Итак, мы оказались у самой вершины иерархической системы, управляющей нашими действиями. И мы узнали, что наш мозг может задать себе стратегию и следить за ее выполнением без нашего ведома. Мои знания о собственном теле и о том, как оно взаимодействует с окружающим миром, получены не напрямую и недостоверны. Многие из таких сведений мозг от меня скрывает, а многие придумывает. Так почему же, когда я смотрю в зеркало, мой мозг не показывает меня таким, какой я есть на самом деле – молодым, стройным, с густыми черными волосами?
Рис. 3.11. Автор этой книги, какой он есть.
Здесь, в конце первой части этой книги, если все идет по плану, вы должны быть несколько обескуражены. Вы убедились, что наше ощущение непосредственного и непринужденного взаимодействия с окружающим миром – с помощью наших чувств и действий – представляет собой иллюзию.

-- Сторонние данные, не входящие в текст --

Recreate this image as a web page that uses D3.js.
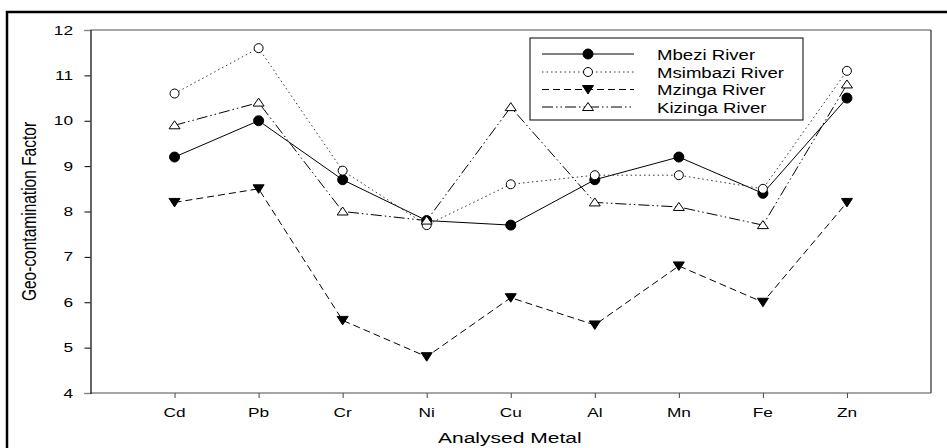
<!DOCTYPE html>
<html>
<head>
<meta charset="utf-8">
<script src="https://cdn.jsdelivr.net/npm/d3@7"></script>
<style>
  html, body { margin: 0; padding: 0; background: #fff; }
  svg { display: block; }
  text { font-family: "Liberation Sans", Arial, sans-serif; fill: #000; }
</style>
</head>
<body>
<svg id="chart" width="947" height="448"></svg>
<script>
const metals = ["Cd", "Pb", "Cr", "Ni", "Cu", "Al", "Mn", "Fe", "Zn"];
const mbezi    = [9.2, 10.0, 8.7, 7.8, 7.7, 8.7, 9.2, 8.4, 10.5];
const msimbazi = [10.6, 11.6, 8.9, 7.7, 8.6, 8.8, 8.8, 8.5, 11.1];
const mzinga   = [8.2, 8.5, 5.6, 4.8, 6.1, 5.5, 6.8, 6.0, 8.2];
const kizinga  = [9.9, 10.4, 8.0, 7.8, 10.3, 8.2, 8.1, 7.7, 10.8];
const seriesNames = ["Mbezi River", "Msimbazi River", "Mzinga River", "Kizinga River"];
const yTicks = [4, 5, 6, 7, 8, 9, 10, 11, 12];
const xTitle = "Analysed Metal";
const yTitle = "Geo-contamination Factor";

const styles = [
  { dash: null,               marker: "circle",  fill: "#000" },
  { dash: "1.5,3",            marker: "circle",  fill: "#fff" },
  { dash: "7,4",              marker: "down",    fill: "#000" },
  { dash: "11,3,1.5,3,1.5,3", marker: "up",      fill: "#fff" }
];
const seriesData = [mbezi, msimbazi, mzinga, kizinga];

const svg = d3.select("#chart");
const L = 90.5, R = 931, T = 30, B = 393;

const x = d3.scaleLinear().domain([0, 10]).range([L, R]);
const y = d3.scaleLinear().domain([4, 12]).range([B, T]);

// outer border (right and bottom edges fall outside the picture)
svg.append("rect").attr("x", 7).attr("y", 12).attr("width", 960).attr("height", 460)
  .attr("fill", "none").attr("stroke", "#000").attr("stroke-width", 2.5);

// stretched text helper
function stext(g, tx, ty, str, size, sx, anchor) {
  return g.append("text")
    .attr("transform", `translate(${tx},${ty}) scale(${sx},1)`)
    .attr("text-anchor", anchor || "middle")
    .style("font-size", size + "px")
    .text(str);
}

// plot frame (top, bottom, right gray)
svg.append("line").attr("x1", L).attr("x2", R).attr("y1", T).attr("y2", T).attr("stroke", "#888").attr("stroke-width", 1.5);
svg.append("line").attr("x1", L).attr("x2", R).attr("y1", B).attr("y2", B).attr("stroke", "#888").attr("stroke-width", 1.5);
svg.append("line").attr("x1", R).attr("x2", R).attr("y1", T).attr("y2", B).attr("stroke", "#555").attr("stroke-width", 1.5);

// y axis
const yAxis = d3.axisLeft(y).tickValues(yTicks).tickSize(6).tickFormat("");
const gy = svg.append("g").attr("transform", `translate(${L},0)`).call(yAxis);
gy.select(".domain").attr("stroke", "#000").attr("stroke-width", 1.2);
gy.selectAll(".tick line").attr("stroke", "#000");
gy.selectAll(".tick").filter(d => d === 12 || d === 4).select("line").attr("stroke", "#888").attr("stroke-width", 1.5);
yTicks.forEach(v => {
  stext(svg, 73, y(v) + 4.5, String(v), 12.5, 1.38, "end");
});

// x axis
const xAxis = d3.axisBottom(x).tickValues(d3.range(1, metals.length + 1)).tickSize(5).tickFormat("");
const gx = svg.append("g").attr("transform", `translate(0,${B})`).call(xAxis);
gx.select(".domain").remove();
gx.selectAll(".tick line").attr("stroke", "#444");
metals.forEach((m, i) => {
  stext(svg, x(i + 1), 417, m, 12.5, 1.38, "middle");
});

// titles
stext(svg, (L + R) / 2 - 1, 443, xTitle, 14.5, 1.45, "middle");
svg.append("text")
  .attr("transform", `translate(36,${(T + B) / 2}) rotate(-90) scale(1,1.3)`)
  .attr("text-anchor", "middle")
  .style("font-size", "15.5px")
  .text(yTitle);

// markers
function drawMarker(g, kind, cx, cy, fill) {
  if (kind === "circle") {
    g.append("circle").attr("cx", cx).attr("cy", cy).attr("r", fill === "#000" ? 5 : 4.5)
      .attr("fill", fill).attr("stroke", "#000").attr("stroke-width", 1);
  } else if (kind === "up") {
    g.append("path").attr("d", `M${cx},${cy - 4.5}L${cx + 5.5},${cy + 3.5}L${cx - 5.5},${cy + 3.5}Z`)
      .attr("fill", fill).attr("stroke", "#000").attr("stroke-width", 1);
  } else {
    g.append("path").attr("d", `M${cx - 5.5},${cy - 4}L${cx + 5.5},${cy - 4}L${cx},${cy + 4.5}Z`)
      .attr("fill", fill).attr("stroke", "#000").attr("stroke-width", 1);
  }
}

const line = d3.line().x((d, i) => x(i + 1)).y(d => y(d));
seriesData.forEach((vals, s) => {
  const g = svg.append("g");
  g.append("path").datum(vals).attr("d", line).attr("fill", "none")
    .attr("stroke", s === 1 ? "#333" : "#000").attr("stroke-width", 1)
    .attr("stroke-dasharray", styles[s].dash);
  vals.forEach((v, i) => drawMarker(g, styles[s].marker, x(i + 1), y(v), styles[s].fill));
});

// legend
const lg = svg.append("g");
lg.append("rect").attr("x", 530).attr("y", 38).attr("width", 273).attr("height", 82)
  .attr("fill", "#fff").attr("stroke", "#000").attr("stroke-width", 1);
const rowY = [54, 72, 89.5, 107];
seriesNames.forEach((n, s) => {
  const ry = rowY[s];
  lg.append("line").attr("x1", 542).attr("x2", 634).attr("y1", ry).attr("y2", ry)
    .attr("stroke", s === 1 ? "#333" : "#000").attr("stroke-width", 1)
    .attr("stroke-dasharray", styles[s].dash);
  drawMarker(lg, styles[s].marker, 588, ry, styles[s].fill);
  stext(lg, 657, ry + 5.5, n, 15, 1.24, "start");
});
</script>
</body>
</html>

У нас нет прямой связи ни с окружающим миром, ни даже с собственным телом. Наш мозг создает эти иллюзии, скрывая от нас все сложные процессы, задействованные в получении сведений о мире. Мы совершенно не в курсе множества умозаключений и решений, которые постоянно принимает наш мозг. Когда с нами что-то не в порядке, наше восприятие мира может и вовсе не соответствовать действительности. Но как тогда мы вообще можем быть хоть в чем-то уверены? И если наша связь с материальным миром столь ненадежна, как мы можем надеяться проникнуть в мир сознания других людей? Теперь, когда мы разделили мозг и сознание и рассмотрели их по отдельности, я постараюсь вновь соединить их вместе и вновь уверить вас в том, что мы можем доверять своим ощущениям (в большинстве случаев).